La “task force” italiana contro i danni della politica tariffaria

A parte la Presidente del Consiglio, gli altri ministri coinvolti sono Giancarlo Giorgetti (Economia) esponente di un partito che dice che i dazi sono un’opportunità per l’Italia, Adolfo Urso (Imprese) la cui competenza mi sfugge, Francesco Lollobrigida (Agricoltura) che non ha bisogno di presentazioni e Tommaso Foti (Affari europei), ministro neoeletto il cui più recente incarico politico è stato quello di componente della Commissione Parlamentare d’inchiesta sulla scomparsa di Emanuela Orlandi (2024).

Ministri competenti e illuminati, si direbbe, ma anche loro sono scivolati nel simpatico esercizio di “chi la spara più grossa”.

In allegria hanno dato corpo, Giorgetti in primis, alla difficoltà (reale o solo apparente) di comprendere la complessità dei sistemi connessi, affermando che le nostre esportazioni verranno coinvolte dai dazi solo in piccola parte.

Un’affermazione che non vuol dire assolutamente niente perché è il sistema a essere colpito.
Se un’azienda italiana lavora per un cliente nazionale che esporta negli Usa, la perdita della quota di mercato che l’azienda cliente patirà si ribalterà sulla prima sotto forma di riduzione delle commesse o riduzione del prezzo pagabile per le stesse.
Sempre la prima dovrebbe allora rivalersi a valle nei confronti dei propri fornitori e questi ultimi nei confronti dei loro e così via.

Se la Mercedes vedesse ridurre la propria quota di mercato negli Usa per colpa dei dazi, ridurrebbe le commesse ai sub fornitori che sono in gran parte imprese italiane.
Se la BMW, pur producendo negli Usa, vedesse lievitare il costo dei mille componenti di una sua vettura oggetto di importazione e per questo gravati di dazi, subirebbe l’impatto di questi ultimi malgrado la localizzazione privilegiata.

I dipendenti di Mercedes e Bmw, licenziati a causa della flessione indotta nella produzione dei loro ex datori di lavoro e quelli della catena di subfornitori privati delle loro commesse, continuerebbero ad andare al mare in agosto sulle spiagge Italiane?
Terrebbero i consumi interni o si genererebbe l’ennesima recessione? 

Ma la nostra task force certamente ha la risposta, solo che se la tiene per sé.
 

Imprenditori Coraggiosi (?!)

Non solo i governanti italiani ma anche industriali del nostro paese, che ritenevo illuminati. si sono dati battaglia a chi la dice più grossa.
È il caso di un noto imprenditore del settore alimentare del nord-est, che ha detto in televisione, non al bar, che siccome il dazio si applica sul prezzo alla dogana, che è più basso di quello al consumo, sarà di modesto impatto sul consumatore finale.
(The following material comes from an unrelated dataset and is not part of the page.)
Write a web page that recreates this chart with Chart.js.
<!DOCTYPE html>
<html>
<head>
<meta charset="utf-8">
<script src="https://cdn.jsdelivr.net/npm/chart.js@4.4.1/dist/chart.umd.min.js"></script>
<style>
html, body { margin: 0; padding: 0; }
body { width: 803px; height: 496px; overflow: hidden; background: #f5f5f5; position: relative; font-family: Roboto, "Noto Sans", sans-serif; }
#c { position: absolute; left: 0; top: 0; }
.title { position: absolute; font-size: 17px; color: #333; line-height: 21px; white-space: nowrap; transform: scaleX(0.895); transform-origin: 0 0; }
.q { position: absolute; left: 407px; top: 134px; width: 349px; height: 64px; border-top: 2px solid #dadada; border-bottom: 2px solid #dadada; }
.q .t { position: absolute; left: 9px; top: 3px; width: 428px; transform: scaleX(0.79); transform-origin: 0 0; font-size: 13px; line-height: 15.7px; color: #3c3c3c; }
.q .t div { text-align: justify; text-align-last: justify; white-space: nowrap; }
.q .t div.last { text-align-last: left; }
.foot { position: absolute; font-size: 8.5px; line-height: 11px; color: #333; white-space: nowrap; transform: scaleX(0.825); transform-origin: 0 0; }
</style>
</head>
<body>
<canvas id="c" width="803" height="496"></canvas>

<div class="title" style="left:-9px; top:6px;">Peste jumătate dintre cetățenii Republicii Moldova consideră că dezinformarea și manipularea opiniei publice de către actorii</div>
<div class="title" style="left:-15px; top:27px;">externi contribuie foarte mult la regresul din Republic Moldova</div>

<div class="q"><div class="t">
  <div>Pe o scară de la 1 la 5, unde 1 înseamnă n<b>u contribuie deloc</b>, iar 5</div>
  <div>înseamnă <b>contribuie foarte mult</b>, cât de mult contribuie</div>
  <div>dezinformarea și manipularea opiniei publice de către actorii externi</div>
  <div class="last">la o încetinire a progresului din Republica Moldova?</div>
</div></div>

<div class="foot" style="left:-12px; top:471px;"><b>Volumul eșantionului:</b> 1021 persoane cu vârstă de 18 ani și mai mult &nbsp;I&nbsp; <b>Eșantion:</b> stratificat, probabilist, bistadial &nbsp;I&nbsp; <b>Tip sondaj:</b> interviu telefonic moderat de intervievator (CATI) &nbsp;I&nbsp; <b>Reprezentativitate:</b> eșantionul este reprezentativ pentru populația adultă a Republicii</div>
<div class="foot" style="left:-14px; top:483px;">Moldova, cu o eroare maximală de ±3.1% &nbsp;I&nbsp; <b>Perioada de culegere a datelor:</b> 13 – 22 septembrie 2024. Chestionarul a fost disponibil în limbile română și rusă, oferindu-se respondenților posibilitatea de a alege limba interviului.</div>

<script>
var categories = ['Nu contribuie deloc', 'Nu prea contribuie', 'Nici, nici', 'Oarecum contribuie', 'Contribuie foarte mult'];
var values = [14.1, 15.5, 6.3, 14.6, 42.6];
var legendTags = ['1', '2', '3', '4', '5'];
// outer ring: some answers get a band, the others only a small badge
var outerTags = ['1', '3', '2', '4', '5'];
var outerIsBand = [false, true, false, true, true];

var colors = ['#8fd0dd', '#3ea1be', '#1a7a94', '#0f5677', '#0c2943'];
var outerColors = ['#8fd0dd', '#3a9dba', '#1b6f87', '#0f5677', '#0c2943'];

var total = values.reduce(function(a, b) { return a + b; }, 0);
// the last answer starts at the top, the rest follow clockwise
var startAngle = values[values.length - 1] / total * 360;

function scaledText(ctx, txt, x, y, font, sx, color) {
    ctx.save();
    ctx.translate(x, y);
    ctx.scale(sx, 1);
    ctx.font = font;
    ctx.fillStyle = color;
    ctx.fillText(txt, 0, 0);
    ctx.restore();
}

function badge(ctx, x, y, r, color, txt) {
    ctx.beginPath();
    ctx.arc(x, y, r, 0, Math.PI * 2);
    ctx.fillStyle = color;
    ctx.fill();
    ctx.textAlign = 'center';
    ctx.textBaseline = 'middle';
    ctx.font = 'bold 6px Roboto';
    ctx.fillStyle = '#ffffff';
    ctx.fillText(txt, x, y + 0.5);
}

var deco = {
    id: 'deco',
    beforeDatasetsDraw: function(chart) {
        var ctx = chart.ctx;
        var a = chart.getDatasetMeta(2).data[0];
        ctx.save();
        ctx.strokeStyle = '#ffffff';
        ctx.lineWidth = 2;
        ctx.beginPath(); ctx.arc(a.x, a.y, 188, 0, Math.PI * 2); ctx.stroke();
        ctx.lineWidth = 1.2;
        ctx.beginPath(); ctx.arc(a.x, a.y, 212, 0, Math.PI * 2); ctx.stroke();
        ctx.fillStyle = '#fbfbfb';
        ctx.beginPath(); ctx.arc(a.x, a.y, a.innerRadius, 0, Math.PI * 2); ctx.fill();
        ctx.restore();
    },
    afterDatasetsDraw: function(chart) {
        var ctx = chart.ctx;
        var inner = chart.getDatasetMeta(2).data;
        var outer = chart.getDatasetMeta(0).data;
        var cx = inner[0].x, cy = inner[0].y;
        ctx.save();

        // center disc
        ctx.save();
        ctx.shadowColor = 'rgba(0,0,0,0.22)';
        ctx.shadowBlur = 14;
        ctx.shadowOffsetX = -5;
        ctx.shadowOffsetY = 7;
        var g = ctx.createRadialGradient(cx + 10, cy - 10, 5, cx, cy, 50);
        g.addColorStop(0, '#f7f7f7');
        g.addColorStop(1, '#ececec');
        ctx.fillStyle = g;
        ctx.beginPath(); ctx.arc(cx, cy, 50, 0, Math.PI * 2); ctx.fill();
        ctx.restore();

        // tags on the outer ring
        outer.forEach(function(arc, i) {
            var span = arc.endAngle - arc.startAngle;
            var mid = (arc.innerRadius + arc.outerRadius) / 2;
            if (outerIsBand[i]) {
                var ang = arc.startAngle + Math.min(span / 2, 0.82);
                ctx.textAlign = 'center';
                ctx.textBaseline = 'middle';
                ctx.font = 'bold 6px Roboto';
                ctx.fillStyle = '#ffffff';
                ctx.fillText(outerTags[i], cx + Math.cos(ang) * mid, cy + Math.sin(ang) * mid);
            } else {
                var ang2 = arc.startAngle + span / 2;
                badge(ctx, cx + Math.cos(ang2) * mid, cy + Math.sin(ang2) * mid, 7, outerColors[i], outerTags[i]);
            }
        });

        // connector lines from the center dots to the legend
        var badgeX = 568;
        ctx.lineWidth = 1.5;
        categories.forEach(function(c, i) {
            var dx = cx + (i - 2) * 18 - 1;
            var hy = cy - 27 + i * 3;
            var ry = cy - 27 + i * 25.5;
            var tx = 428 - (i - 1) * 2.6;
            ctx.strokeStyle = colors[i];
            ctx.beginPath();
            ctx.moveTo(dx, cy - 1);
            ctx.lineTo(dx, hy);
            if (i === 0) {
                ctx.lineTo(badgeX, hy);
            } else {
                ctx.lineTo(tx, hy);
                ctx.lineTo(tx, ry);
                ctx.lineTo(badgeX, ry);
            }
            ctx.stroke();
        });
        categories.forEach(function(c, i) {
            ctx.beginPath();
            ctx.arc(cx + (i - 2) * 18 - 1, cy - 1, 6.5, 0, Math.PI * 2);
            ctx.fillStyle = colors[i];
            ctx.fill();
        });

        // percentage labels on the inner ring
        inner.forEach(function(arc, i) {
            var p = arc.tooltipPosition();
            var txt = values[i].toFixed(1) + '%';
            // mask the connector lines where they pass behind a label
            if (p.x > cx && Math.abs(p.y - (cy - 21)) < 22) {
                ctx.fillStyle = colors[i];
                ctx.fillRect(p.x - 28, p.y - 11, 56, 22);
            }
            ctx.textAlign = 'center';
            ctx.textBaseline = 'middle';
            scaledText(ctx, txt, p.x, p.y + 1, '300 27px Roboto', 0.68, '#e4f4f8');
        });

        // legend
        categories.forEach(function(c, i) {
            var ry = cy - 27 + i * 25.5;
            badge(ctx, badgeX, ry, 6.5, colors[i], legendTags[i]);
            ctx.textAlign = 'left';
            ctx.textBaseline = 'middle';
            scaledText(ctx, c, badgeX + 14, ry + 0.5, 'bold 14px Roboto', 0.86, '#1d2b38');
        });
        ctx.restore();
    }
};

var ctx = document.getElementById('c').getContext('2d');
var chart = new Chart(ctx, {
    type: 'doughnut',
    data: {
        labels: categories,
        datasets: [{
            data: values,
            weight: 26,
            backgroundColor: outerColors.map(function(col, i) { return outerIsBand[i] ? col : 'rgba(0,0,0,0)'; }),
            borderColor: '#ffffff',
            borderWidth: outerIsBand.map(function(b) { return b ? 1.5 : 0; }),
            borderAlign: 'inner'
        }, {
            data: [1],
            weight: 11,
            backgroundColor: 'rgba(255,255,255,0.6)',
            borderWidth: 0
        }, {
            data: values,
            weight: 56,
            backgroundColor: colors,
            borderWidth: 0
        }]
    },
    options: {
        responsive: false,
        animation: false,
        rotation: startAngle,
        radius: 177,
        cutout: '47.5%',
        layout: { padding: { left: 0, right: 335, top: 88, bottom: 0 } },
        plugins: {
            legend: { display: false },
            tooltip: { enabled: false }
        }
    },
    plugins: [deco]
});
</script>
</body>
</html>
Immaginiamo allora che il prezzo alla dogana di una bottiglia di vino sia di 50 e il dazio di 10. Il prodotto entrerà negli Stati Uniti a 60 per poi subire un aggravio progressivo dovuto ai passaggi di mano in mano, per giungere infine sulla tavola del consumatore americano a 100.
Proprio perché è applicato su 50 il dazio “costa poco in valore assoluto”, figurati che cosa sarebbe se fosse applicato sul prezzo al consumo.
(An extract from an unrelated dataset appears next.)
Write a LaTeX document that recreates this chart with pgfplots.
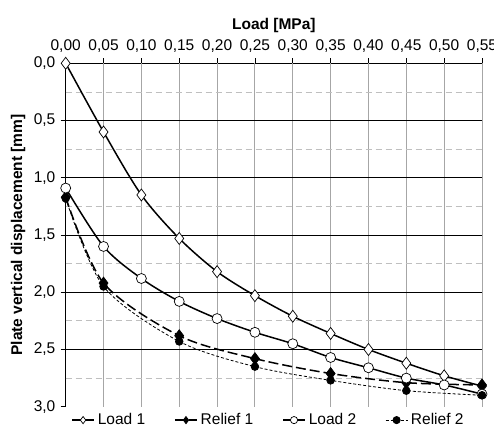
\documentclass[border=0pt]{standalone}
\usepackage{pgfplots}
\pgfplotsset{compat=1.18}
\usepackage{fontspec}
\setmainfont{Liberation Sans}
\begin{document}
\fontsize{15.5}{18}\selectfont
\begin{tikzpicture}[x=1pt,y=1pt]
\begin{axis}[
 at={(65.7pt,31.3pt)}, anchor=south west,
 scale only axis, width=416.3pt, height=343.4pt,
 xmin=0, xmax=0.55, ymin=0, ymax=3, y dir=reverse,
 axis x line*=top, axis y line*=left,
 axis line style={black, line width=1pt, -},
 clip=false,
 xtick={0,0.05,0.1,0.15,0.2,0.25,0.3,0.35,0.4,0.45,0.5,0.55},
 ytick={0,0.5,1,1.5,2,2.5,3},
 tick align=outside, major tick length=5pt,
 tick style={black, line width=0.8pt},
 xticklabel style={/pgf/number format/.cd, use comma, fixed, fixed zerofill, precision=2, assume math mode=true},
 yticklabel style={/pgf/number format/.cd, use comma, fixed, fixed zerofill, precision=1, assume math mode=true},
 xlabel={\textbf{Load [MPa]}},
 ylabel={\textbf{Plate vertical displacement [mm]}},
 xlabel style={yshift=-3pt},
 ylabel style={yshift=-2pt},
 legend columns=4,
 legend style={at={(axis description cs:0.487,-0.039)}, anchor=center, draw=none, fill=none,
   /tikz/every even column/.append style={column sep=27pt}, font=\fontsize{15.5}{18}\selectfont,
   /tikz/every odd column/.append style={column sep=1pt}},
 legend image code/.code={
   \draw[mark repeat=2, mark phase=2, #1, mark size=3.6pt]
     plot coordinates {(0pt,0pt) (11pt,0pt) (22pt,0pt)};},
 legend cell align=left,
]
% grid
\draw[gray!70, line width=1pt]
 (axis cs:0.05,0)--(axis cs:0.05,3) (axis cs:0.10,0)--(axis cs:0.10,3)
 (axis cs:0.15,0)--(axis cs:0.15,3) (axis cs:0.20,0)--(axis cs:0.20,3)
 (axis cs:0.25,0)--(axis cs:0.25,3) (axis cs:0.30,0)--(axis cs:0.30,3)
 (axis cs:0.35,0)--(axis cs:0.35,3) (axis cs:0.40,0)--(axis cs:0.40,3)
 (axis cs:0.45,0)--(axis cs:0.45,3) (axis cs:0.50,0)--(axis cs:0.50,3)
 (axis cs:0.55,0)--(axis cs:0.55,3);
\draw[gray!50, line width=0.8pt, dash pattern=on 6pt off 4pt]
 (axis cs:0,0.25)--(axis cs:0.55,0.25) (axis cs:0,0.75)--(axis cs:0.55,0.75)
 (axis cs:0,1.25)--(axis cs:0.55,1.25) (axis cs:0,1.75)--(axis cs:0.55,1.75)
 (axis cs:0,2.25)--(axis cs:0.55,2.25) (axis cs:0,2.75)--(axis cs:0.55,2.75);
\draw[black, line width=1pt]
 (axis cs:0,0.5)--(axis cs:0.55,0.5) (axis cs:0,1.0)--(axis cs:0.55,1.0)
 (axis cs:0,1.5)--(axis cs:0.55,1.5) (axis cs:0,2.0)--(axis cs:0.55,2.0)
 (axis cs:0,2.5)--(axis cs:0.55,2.5);
% Load 1
\addplot[black, line width=1.5pt, smooth, mark=diamond*, mark size=6pt,
  mark options={solid, fill=white, line width=0.7pt}] coordinates {
 (0,0) (0.05,0.60) (0.10,1.15) (0.15,1.53) (0.20,1.82) (0.25,2.03) (0.30,2.21)
 (0.35,2.36) (0.40,2.50) (0.45,2.62) (0.50,2.73) (0.55,2.82)};
\addlegendentry{Load 1}
% Relief 1
\addplot[black, line width=1.5pt, smooth, dash pattern=on 10pt off 4pt, mark=diamond*, mark size=6pt,
  mark options={solid, fill=black, line width=0.7pt}] coordinates {
 (0,1.17) (0.05,1.92) (0.15,2.38) (0.25,2.58) (0.35,2.71) (0.45,2.79) (0.55,2.81)};
\addlegendentry{Relief 1}
% Load 2
\addplot[black, line width=1.5pt, smooth, mark=*, mark size=5pt,
  mark options={solid, fill=white, line width=0.7pt}] coordinates {
 (0,1.09) (0.05,1.60) (0.10,1.88) (0.15,2.08) (0.20,2.23) (0.25,2.35) (0.30,2.45)
 (0.35,2.57) (0.40,2.66) (0.45,2.75) (0.50,2.81) (0.55,2.89)};
\addlegendentry{Load 2}
% Relief 2
\addplot[black, line width=0.8pt, smooth, dash pattern=on 3pt off 2pt, mark=*, mark size=3.8pt,
  mark options={solid, fill=black}] coordinates {
 (0,1.18) (0.05,1.95) (0.15,2.43) (0.25,2.65) (0.35,2.77) (0.45,2.86) (0.55,2.90)};
\addlegendentry{Relief 2}
\end{axis}
\pgfresetboundingbox
\useasboundingbox (0,0) rectangle (494,438);
\end{tikzpicture}
\end{document}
Ma che ragionamento è...?!
A parte che basterà anche solo quel dazio a ridurre la propensione all’acquisto di quel bene, diventato per questo più costoso di altri, va detto che esso è solo il primo di una serie di addendi che del dazio sono la conseguenza.
A cominciare dall’importatore, che calcolerà le proprie provvigioni su un importo maggiore per continuare con i passaggi di mano in mano, tra i soggetti coinvolti nella conservazione e distribuzione e in generale tutti quelli che si collocano a valle dell’importatore, ognuno dei quali costerà di più, perché nessuno degli operatori coinvolti rinuncerà ad allineare il prezzo delle proprie prestazioni/provvigioni all’aumentato costo del prodotto, per conservare i propri profitti all’interno di un processo generalizzato di emulazione dei prezzi più alti praticati.

Il prezzo per il consumatore finale, quindi, non si incrementerà solo del dazio, che alla fine ricadrà comunque su di lui, ma anche di tutti gli incrementi di costo generati dai passaggi intermedi, finendo per crescere a dismisura.

Da qui la perdita di quote di mercato anche per quell’imprenditore del nord-est che dice che alla fine i dazi sono poca cosa.